A few predictions worth committing to, however imperfectly:
The review surface fragments. Today, “review” is a single button on a single page. In five years, it’s a pipeline with named stages: agent peer review at authorship, property verification against spec, graph delta against the system, sampled human audit, and post-merge behavior diffing in a staging environment that runs the new code against yesterday’s traffic. Different stages catch different failure modes; no stage tries to catch all of them. The PR page, if it still exists, is a thin UI over that pipeline rather than the place where review happens.
Human attention moves up the stack. Engineers spend less time reading patches and more time reading specs, graph diffs, and post-incident logs. The skill that gets rare and expensive isn’t writing code or even reading it — it’s articulating invariants the system must maintain, and noticing when a graph delta means one of them is quietly slipping. “Senior engineer” comes to mean “the person who can tell you which signals are worth watching this quarter,” not “the person who reviews the most PRs.”
New roles appear, awkwardly named. Someone owns the review pipeline itself — tunes the agents, watches their false positive rate, decides which classes of finding escalate to humans. Call them a review engineer, an audit lead, a systems steward; the title will lag the work by a decade. Compliance and security will get there first, because they already think this way.
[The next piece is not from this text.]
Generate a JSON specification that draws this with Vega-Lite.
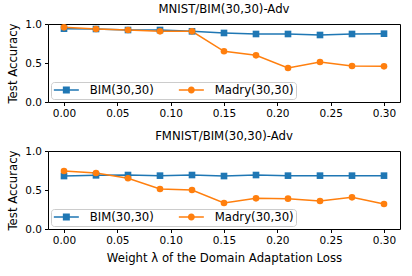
{
  "$schema": "https://vega.github.io/schema/vega-lite/v6.json",
  "padding": {"left": 7, "top": 3, "right": 5, "bottom": 5},
  "config": {
    "font": "DejaVu Sans",
    "view": {"stroke": "black", "strokeWidth": 1},
    "axis": {
      "domain": false, "grid": false, "tickColor": "black", "tickSize": 3.5, "tickWidth": 1,
      "labelColor": "black", "labelFontSize": 10.5, "labelPadding": 3,
      "titleColor": "black", "titleFontSize": 11.7, "titleFontWeight": "normal"
    },
    "title": {"fontSize": 11.7, "fontWeight": "normal", "color": "black", "offset": 3},
    "legend": {
      "orient": "bottom-left", "offset": 3, "direction": "horizontal", "title": null,
      "labelFontSize": 11.7, "labelColor": "black", "symbolSize": 100, "labelOffset": 25,
      "columnPadding": 24, "padding": 2, "strokeColor": "#cccccc", "fillColor": "rgba(255,255,255,0.8)",
      "cornerRadius": 3, "symbolOpacity": 1, "symbolStrokeWidth": 0
    }
  },
  "datasets": {
    "acc": [
      {"panel": "top", "series": "BIM(30,30)", "lambda": 0.00, "acc": 0.940},
      {"panel": "top", "series": "BIM(30,30)", "lambda": 0.03, "acc": 0.936},
      {"panel": "top", "series": "BIM(30,30)", "lambda": 0.06, "acc": 0.923},
      {"panel": "top", "series": "BIM(30,30)", "lambda": 0.09, "acc": 0.923},
      {"panel": "top", "series": "BIM(30,30)", "lambda": 0.12, "acc": 0.906},
      {"panel": "top", "series": "BIM(30,30)", "lambda": 0.15, "acc": 0.885},
      {"panel": "top", "series": "BIM(30,30)", "lambda": 0.18, "acc": 0.872},
      {"panel": "top", "series": "BIM(30,30)", "lambda": 0.21, "acc": 0.872},
      {"panel": "top", "series": "BIM(30,30)", "lambda": 0.24, "acc": 0.859},
      {"panel": "top", "series": "BIM(30,30)", "lambda": 0.27, "acc": 0.872},
      {"panel": "top", "series": "BIM(30,30)", "lambda": 0.30, "acc": 0.876},
      {"panel": "top", "series": "Madry(30,30)", "lambda": 0.00, "acc": 0.957},
      {"panel": "top", "series": "Madry(30,30)", "lambda": 0.03, "acc": 0.936},
      {"panel": "top", "series": "Madry(30,30)", "lambda": 0.06, "acc": 0.923},
      {"panel": "top", "series": "Madry(30,30)", "lambda": 0.09, "acc": 0.906},
      {"panel": "top", "series": "Madry(30,30)", "lambda": 0.12, "acc": 0.906},
      {"panel": "top", "series": "Madry(30,30)", "lambda": 0.15, "acc": 0.650},
      {"panel": "top", "series": "Madry(30,30)", "lambda": 0.18, "acc": 0.598},
      {"panel": "top", "series": "Madry(30,30)", "lambda": 0.21, "acc": 0.436},
      {"panel": "top", "series": "Madry(30,30)", "lambda": 0.24, "acc": 0.513},
      {"panel": "top", "series": "Madry(30,30)", "lambda": 0.27, "acc": 0.462},
      {"panel": "top", "series": "Madry(30,30)", "lambda": 0.30, "acc": 0.457},
      {"panel": "bottom", "series": "BIM(30,30)", "lambda": 0.00, "acc": 0.679},
      {"panel": "bottom", "series": "BIM(30,30)", "lambda": 0.03, "acc": 0.688},
      {"panel": "bottom", "series": "BIM(30,30)", "lambda": 0.06, "acc": 0.692},
      {"panel": "bottom", "series": "BIM(30,30)", "lambda": 0.09, "acc": 0.684},
      {"panel": "bottom", "series": "BIM(30,30)", "lambda": 0.12, "acc": 0.692},
      {"panel": "bottom", "series": "BIM(30,30)", "lambda": 0.15, "acc": 0.679},
      {"panel": "bottom", "series": "BIM(30,30)", "lambda": 0.18, "acc": 0.692},
      {"panel": "bottom", "series": "BIM(30,30)", "lambda": 0.21, "acc": 0.684},
      {"panel": "bottom", "series": "BIM(30,30)", "lambda": 0.24, "acc": 0.684},
      {"panel": "bottom", "series": "BIM(30,30)", "lambda": 0.27, "acc": 0.684},
      {"panel": "bottom", "series": "BIM(30,30)", "lambda": 0.30, "acc": 0.684},
      {"panel": "bottom", "series": "Madry(30,30)", "lambda": 0.00, "acc": 0.744},
      {"panel": "bottom", "series": "Madry(30,30)", "lambda": 0.03, "acc": 0.718},
      {"panel": "bottom", "series": "Madry(30,30)", "lambda": 0.06, "acc": 0.650},
      {"panel": "bottom", "series": "Madry(30,30)", "lambda": 0.09, "acc": 0.513},
      {"panel": "bottom", "series": "Madry(30,30)", "lambda": 0.12, "acc": 0.500},
      {"panel": "bottom", "series": "Madry(30,30)", "lambda": 0.15, "acc": 0.333},
      {"panel": "bottom", "series": "Madry(30,30)", "lambda": 0.18, "acc": 0.393},
      {"panel": "bottom", "series": "Madry(30,30)", "lambda": 0.21, "acc": 0.389},
      {"panel": "bottom", "series": "Madry(30,30)", "lambda": 0.24, "acc": 0.359},
      {"panel": "bottom", "series": "Madry(30,30)", "lambda": 0.27, "acc": 0.406},
      {"panel": "bottom", "series": "Madry(30,30)", "lambda": 0.30, "acc": 0.321}
    ]
  },
  "spacing": 10,
  "resolve": {"scale": {"color": "independent", "shape": "independent"}, "legend": {"color": "independent", "shape": "independent"}},
  "vconcat": [
    {
      "width": 352, "height": 78,
      "title": "MNIST/BIM(30,30)-Adv",
      "data": {"name": "acc"},
      "transform": [{"filter": "datum.panel === 'top'"}],
      "encoding": {
        "x": {"field": "lambda", "type": "quantitative", "scale": {"domain": [-0.015, 0.315], "nice": false, "zero": false},
              "axis": {"values": [0, 0.05, 0.1, 0.15, 0.2, 0.25, 0.3], "format": ".2f", "title": null}},
        "y": {"field": "acc", "type": "quantitative", "scale": {"domain": [0, 1]},
              "axis": {"values": [0, 0.5, 1], "format": ".1f", "title": "Test Accuracy", "titlePadding": 6}},
        "color": {"field": "series", "type": "nominal",
                  "scale": {"domain": ["BIM(30,30)", "Madry(30,30)"], "range": ["#1f77b4", "#ff7f0e"]}}
      },
      "layer": [
        {"mark": {"type": "line", "strokeWidth": 1.5}},
        {"transform": [{"filter": "datum.series === 'BIM(30,30)'"}],
         "mark": {"type": "point", "filled": true, "opacity": 1, "size": 44, "shape": "square"}},
        {"transform": [{"filter": "datum.series === 'Madry(30,30)'"}],
         "mark": {"type": "point", "filled": true, "opacity": 1, "size": 44, "shape": "circle"}},
        {"mark": {"type": "point", "filled": true, "opacity": 0},
         "encoding": {"shape": {"field": "series", "type": "nominal",
                      "scale": {"domain": ["BIM(30,30)", "Madry(30,30)"], "range": ["M-1,-0.15H0.8V-0.7H2.2V-0.15H4V0.15H2.2V0.7H0.8V0.15H-1Z", "M-1,-0.15H0.9V0.15H-1Z M2.1,-0.15H4V0.15H2.1Z M0.8,0A0.7,0.7 0 1,1 2.2,0A0.7,0.7 0 1,1 0.8,0Z"]}}}}
      ]
    },
    {
      "width": 352, "height": 78,
      "title": "FMNIST/BIM(30,30)-Adv",
      "data": {"name": "acc"},
      "transform": [{"filter": "datum.panel === 'bottom'"}],
      "encoding": {
        "x": {"field": "lambda", "type": "quantitative", "scale": {"domain": [-0.015, 0.315], "nice": false, "zero": false},
              "axis": {"values": [0, 0.05, 0.1, 0.15, 0.2, 0.25, 0.3], "format": ".2f", "title": "Weight λ of the Domain Adaptation Loss", "titlePadding": 6}},
        "y": {"field": "acc", "type": "quantitative", "scale": {"domain": [0, 1]},
              "axis": {"values": [0, 0.5, 1], "format": ".1f", "title": "Test Accuracy", "titlePadding": 6}},
        "color": {"field": "series", "type": "nominal",
                  "scale": {"domain": ["BIM(30,30)", "Madry(30,30)"], "range": ["#1f77b4", "#ff7f0e"]}}
      },
      "layer": [
        {"mark": {"type": "line", "strokeWidth": 1.5}},
        {"transform": [{"filter": "datum.series === 'BIM(30,30)'"}],
         "mark": {"type": "point", "filled": true, "opacity": 1, "size": 44, "shape": "square"}},
        {"transform": [{"filter": "datum.series === 'Madry(30,30)'"}],
         "mark": {"type": "point", "filled": true, "opacity": 1, "size": 44, "shape": "circle"}},
        {"mark": {"type": "point", "filled": true, "opacity": 0},
         "encoding": {"shape": {"field": "series", "type": "nominal",
                      "scale": {"domain": ["BIM(30,30)", "Madry(30,30)"], "range": ["M-1,-0.15H0.8V-0.7H2.2V-0.15H4V0.15H2.2V0.7H0.8V0.15H-1Z", "M-1,-0.15H0.9V0.15H-1Z M2.1,-0.15H4V0.15H2.1Z M0.8,0A0.7,0.7 0 1,1 2.2,0A0.7,0.7 0 1,1 0.8,0Z"]}}}}
      ]
    }
  ]
}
The default merge story changes. Today, merge means “approved by a human.” Tomorrow, merge means “passed a battery of automated checks, sampled into a human review stream, and observable post-deploy via behavior diff.” Human approval becomes a sample, not a gate. This will feel wrong to engineers trained on the current ritual, in the same way that “deploy without a release manager” felt wrong in 2010.
The tools that win look nothing like GitHub. GitHub will add an AI review tab; so will GitLab. That’s not the interesting move. The interesting move is the tool whose first abstraction is the system graph, whose second is the spec, and whose third — almost as an afterthought — is the diff. That tool may come from an incumbent pivoting hard, but more likely it comes from a team building greenfield, with no PR-shaped legacy to drag forward. Whoever ships it will look, in retrospect, like the team that shipped the pull request itself in 2008: solving a problem the previous generation of tools couldn’t see clearly because the substrate hadn’t shifted yet.
| Today | Tomorrow |
|---|---|
| Review = read the diff | Review = a pipeline of differently-shaped checks |
| One human approves before merge | Sampling decides which merges a human ever sees |
| The PR page is the review surface | The PR page is a thin UI over a pipeline that ran elsewhere |
| Senior engineer = reviews the most PRs | Senior engineer = articulates invariants and reads graph deltas |
| Tools center the diff | Tools center the system graph and the spec |
| Approval is the gate | Behavior diff in shadow traffic is the gate |
The pull request was a good answer to a question we no longer ask the same way. The next primitive isn’t a better PR. It’s a different question.